GIVEN PROBLEM
Working from the top of the listing below, retype each line through the line containing "2.06e8,2.14e8,2.17e8,2.25e8,2.33e8];", both included, with no pictures.

GIVEN INFORMATION
┌────────

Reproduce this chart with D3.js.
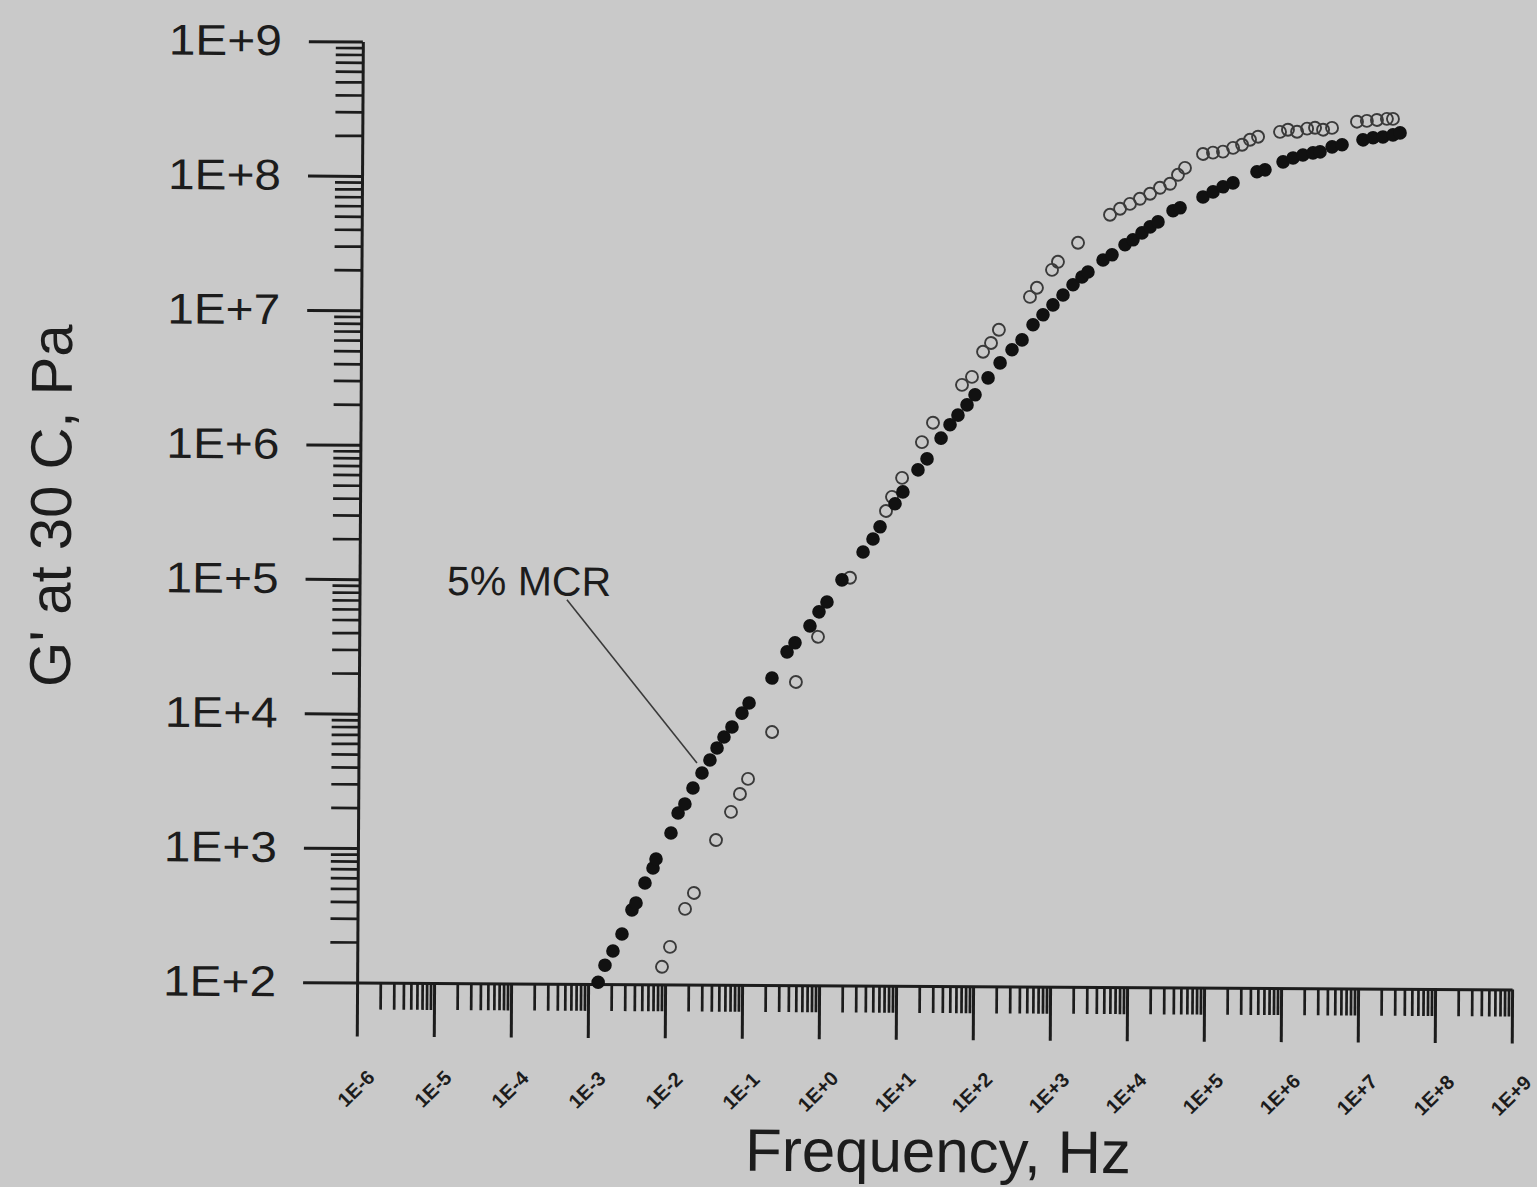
<!DOCTYPE html>
<html><head><meta charset="utf-8">
<script src="https://cdn.jsdelivr.net/npm/d3@7"></script>
<style>
html,body{margin:0;padding:0;background:#c9c9c9;}
svg{display:block;}
</style></head><body>
<svg id="chart" width="1537" height="1187"></svg>
<script>
// ---- data ----
const filledFreq = [1.35e-3,1.65e-3,2.09e-3,2.73e-3,3.66e-3,4.13e-3,5.38e-3,6.82e-3,7.45e-3,
  1.16e-2,1.43e-2,1.75e-2,2.22e-2,2.90e-2,3.67e-2,4.53e-2,5.56e-2,7.05e-2,9.48e-2,
  0.117,0.231,0.361,0.457,0.713,0.931,1.18,1.84,3.44,4.62,5.69,8.87,
  11.2,17.5,22.9,34.7,45.3,57.3,75.0,95.1,140,200,285,384,532,715,962,
  1297,1746,2280,2723,4266,5572,8204,1.04e4,1.36e4,1.73e4,2.19e4,3.43e4,4.23e4,8.38e4,
  1.13e5,1.52e5,2.05e5,4.19e5,5.32e5,9.12e5,1.23e6,1.65e6,2.23e6,2.75e6,3.94e6,5.31e6,
  9.91e6,1.34e7,1.80e7,2.43e7,3.00e7];
const filledG = [103,138,176,236,357,402,566,733,855,
  1337,1884,2203,2897,3750,4688,5768,6966,8279,1.05e4,
  1.25e4,1.92e4,3.01e4,3.52e4,4.71e4,6.00e4,7.11e4,1.04e5,1.68e5,2.10e5,2.59e5,3.85e5,
  4.72e5,6.90e5,8.34e5,1.19e6,1.50e6,1.77e6,2.11e6,2.51e6,3.36e6,4.35e6,5.45e6,6.46e6,8.38e6,9.95e6,1.18e7,
  1.40e7,1.67e7,1.91e7,2.08e7,2.56e7,2.80e7,3.33e7,3.63e7,4.09e7,4.54e7,4.95e7,6.00e7,6.31e7,7.62e7,
  8.32e7,9.08e7,9.72e7,1.18e8,1.22e8,1.40e8,1.50e8,1.58e8,1.64e8,1.67e8,1.82e8,1.89e8,
  2.06e8,2.14e8,2.17e8,2.25e8,2.33e8];

const openFreq = [9.08e-3,1.15e-2,1.79e-2,2.33e-2,4.46e-2,6.95e-2,9.06e-2,0.115,0.234,0.473,0.908,
  2.34,6.78,8.09,10.9,19.6,27.2,64.3,86.5,120,152,192,483,594,929,1109,2014,
  5212,7031,9441,1.27e4,1.72e4,2.31e4,3.12e4,3.95e4,4.86e4,8.32e4,1.12e5,1.51e5,2.04e5,
  2.67e5,3.38e5,4.30e5,8.28e5,1.05e6,1.38e6,1.86e6,2.36e6,3.00e6,3.92e6,8.26e6,1.11e7,1.50e7,2.02e7,2.42e7];
const openG = [135,190,365,480,1191,1932,2630,3404,7621,1.80e4,3.91e4,
  1.08e5,3.40e5,4.33e5,6.00e5,1.11e6,1.55e6,2.97e6,3.41e6,5.25e6,6.11e6,7.66e6,1.35e7,1.58e7,2.15e7,2.47e7,3.43e7,
  5.56e7,6.17e7,6.71e7,7.33e7,8.00e7,8.87e7,9.51e7,1.11e8,1.25e8,1.59e8,1.63e8,1.66e8,1.77e8,
  1.87e8,2.04e8,2.15e8,2.34e8,2.43e8,2.35e8,2.48e8,2.52e8,2.44e8,2.52e8,2.81e8,2.85e8,2.90e8,2.96e8,2.96e8];

const xTickValues = [1e-6,1e-5,1e-4,1e-3,1e-2,1e-1,1e0,1e1,1e2,1e3,1e4,1e5,1e6,1e7,1e8,1e9];
const xTickLabels = ["1E-6","1E-5","1E-4","1E-3","1E-2","1E-1","1E+0","1E+1","1E+2","1E+3","1E+4","1E+5","1E+6","1E+7","1E+8","1E+9"];
const yTickValues = [1e2,1e3,1e4,1e5,1e6,1e7,1e8,1e9];
const yTickLabels = ["1E+2","1E+3","1E+4","1E+5","1E+6","1E+7","1E+8","1E+9"];
const xTitle = "Frequency, Hz";
const yTitle = "G' at 30 C, Pa";
const noteText = "5% MCR";
const noteTextAt = [1.37e-5, 7.71e4];
const noteLineFrom = [4.95e-4, 7.18e4];
const noteLineTo = [2.49e-2, 4.45e3];

// ---- drawing ----
const svg = d3.select("#chart");
const ink = "#1c1c1c";
const font = "Arial, 'Liberation Sans', sans-serif";
const root = svg.append("g").attr("transform", "rotate(0.35,935,510)");

const x = d3.scaleLog().domain([1e-6, 1e9]).range([360, 1515]);
const y = d3.scaleLog().domain([1e2, 1e9]).range([986, 45]);
const isPow10 = v => Math.abs(Math.log10(v) - Math.round(Math.log10(v))) < 1e-9;

// minor ticks
const xMinor = x.ticks(40).filter(v => !isPow10(v));
const yMinor = y.ticks(40).filter(v => !isPow10(v));

root.append("g").attr("transform", `translate(0,${y(1e2)})`)
  .call(d3.axisBottom(x).tickValues(xMinor).tickSize(27).tickFormat("").tickSizeOuter(0))
  .call(g => g.select(".domain").remove())
  .call(g => g.selectAll("line").attr("stroke", ink).attr("stroke-width", 2.7));

root.append("g").attr("transform", `translate(${x(1e-6)},0)`)
  .call(d3.axisLeft(y).tickValues(yMinor).tickSize(27).tickFormat("").tickSizeOuter(0))
  .call(g => g.select(".domain").remove())
  .call(g => g.selectAll("line").attr("stroke", ink).attr("stroke-width", 2.7));

// major x axis
root.append("g").attr("transform", `translate(0,${y(1e2)})`)
  .call(d3.axisBottom(x).tickValues(xTickValues).tickSize(54).tickSizeOuter(0)
        .tickFormat((d, i) => xTickLabels[i]))
  .call(g => g.select(".domain").attr("stroke", ink).attr("stroke-width", 3))
  .call(g => g.selectAll("line").attr("stroke", ink).attr("stroke-width", 3))
  .call(g => g.selectAll("text")
      .attr("y", null).attr("dy", null)
      .attr("transform", "translate(-1,106) rotate(-45)")
      .attr("text-anchor", "middle")
      .attr("dominant-baseline", "central")
      .attr("fill", ink)
      .style("font-family", font)
      .style("font-weight", "bold")
      .style("font-size", "20px"));

// major y axis
root.append("g").attr("transform", `translate(${x(1e-6)},0)`)
  .call(d3.axisLeft(y).tickValues(yTickValues).tickSize(54).tickPadding(27).tickSizeOuter(0)
        .tickFormat((d, i) => yTickLabels[i]))
  .call(g => g.select(".domain").attr("stroke", ink).attr("stroke-width", 3))
  .call(g => g.selectAll("line").attr("stroke", ink).attr("stroke-width", 3))
  .call(g => g.selectAll("text")
      .attr("fill", ink)
      .attr("textLength", 113)
      .attr("lengthAdjust", "spacingAndGlyphs")
      .style("font-family", font)
      .style("font-size", "43px"));

// titles
root.append("text")
  .attr("x", 942).attr("y", 1172)
  .attr("text-anchor", "middle")
  .attr("fill", ink)
  .style("font-family", font)
  .style("font-size", "60px")
  .text(xTitle);

root.append("text")
  .attr("transform", "translate(71,511) rotate(-90)")
  .attr("text-anchor", "middle")
  .attr("fill", ink)
  .style("font-family", font)
  .style("font-size", "58px")
  .text(yTitle);

// annotation
root.append("line")
  .attr("x1", x(noteLineFrom[0])).attr("y1", y(noteLineFrom[1]))
  .attr("x2", x(noteLineTo[0])).attr("y2", y(noteLineTo[1]))
  .attr("stroke", "#3a3a3a").attr("stroke-width", 1.6);
root.append("text")
  .attr("x", x(noteTextAt[0])).attr("y", y(noteTextAt[1]))
  .attr("fill", ink)
  .style("font-family", font)
  .style("font-size", "41px")
  .text(noteText);

// data points
const openData = openFreq.map((f, i) => [f, openG[i]]);
const filledData = filledFreq.map((f, i) => [f, filledG[i]]);

root.append("g").selectAll("circle").data(openData).join("circle")
  .attr("cx", d => x(d[0])).attr("cy", d => y(d[1])).attr("r", 6)
  .attr("fill", "none").attr("stroke", "#3a3a3a").attr("stroke-width", 1.9);

root.append("g").selectAll("circle").data(filledData).join("circle")
  .attr("cx", d => x(d[0])).attr("cy", d => y(d[1])).attr("r", 6.8)
  .attr("fill", "#111");
</script>
</body></html>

└────────

RESPONSE BELOW
Reproduce this chart with D3.js.
<!DOCTYPE html>
<html><head><meta charset="utf-8">
<script src="https://cdn.jsdelivr.net/npm/d3@7"></script>
<style>
html,body{margin:0;padding:0;background:#c9c9c9;}
svg{display:block;}
</style></head><body>
<svg id="chart" width="1537" height="1187"></svg>
<script>
// ---- data ----
const filledFreq = [1.35e-3,1.65e-3,2.09e-3,2.73e-3,3.66e-3,4.13e-3,5.38e-3,6.82e-3,7.45e-3,
  1.16e-2,1.43e-2,1.75e-2,2.22e-2,2.90e-2,3.67e-2,4.53e-2,5.56e-2,7.05e-2,9.48e-2,
  0.117,0.231,0.361,0.457,0.713,0.931,1.18,1.84,3.44,4.62,5.69,8.87,
  11.2,17.5,22.9,34.7,45.3,57.3,75.0,95.1,140,200,285,384,532,715,962,
  1297,1746,2280,2723,4266,5572,8204,1.04e4,1.36e4,1.73e4,2.19e4,3.43e4,4.23e4,8.38e4,
  1.13e5,1.52e5,2.05e5,4.19e5,5.32e5,9.12e5,1.23e6,1.65e6,2.23e6,2.75e6,3.94e6,5.31e6,
  9.91e6,1.34e7,1.80e7,2.43e7,3.00e7];
const filledG = [103,138,176,236,357,402,566,733,855,
  1337,1884,2203,2897,3750,4688,5768,6966,8279,1.05e4,
  1.25e4,1.92e4,3.01e4,3.52e4,4.71e4,6.00e4,7.11e4,1.04e5,1.68e5,2.10e5,2.59e5,3.85e5,
  4.72e5,6.90e5,8.34e5,1.19e6,1.50e6,1.77e6,2.11e6,2.51e6,3.36e6,4.35e6,5.45e6,6.46e6,8.38e6,9.95e6,1.18e7,
  1.40e7,1.67e7,1.91e7,2.08e7,2.56e7,2.80e7,3.33e7,3.63e7,4.09e7,4.54e7,4.95e7,6.00e7,6.31e7,7.62e7,
  8.32e7,9.08e7,9.72e7,1.18e8,1.22e8,1.40e8,1.50e8,1.58e8,1.64e8,1.67e8,1.82e8,1.89e8,
  2.06e8,2.14e8,2.17e8,2.25e8,2.33e8];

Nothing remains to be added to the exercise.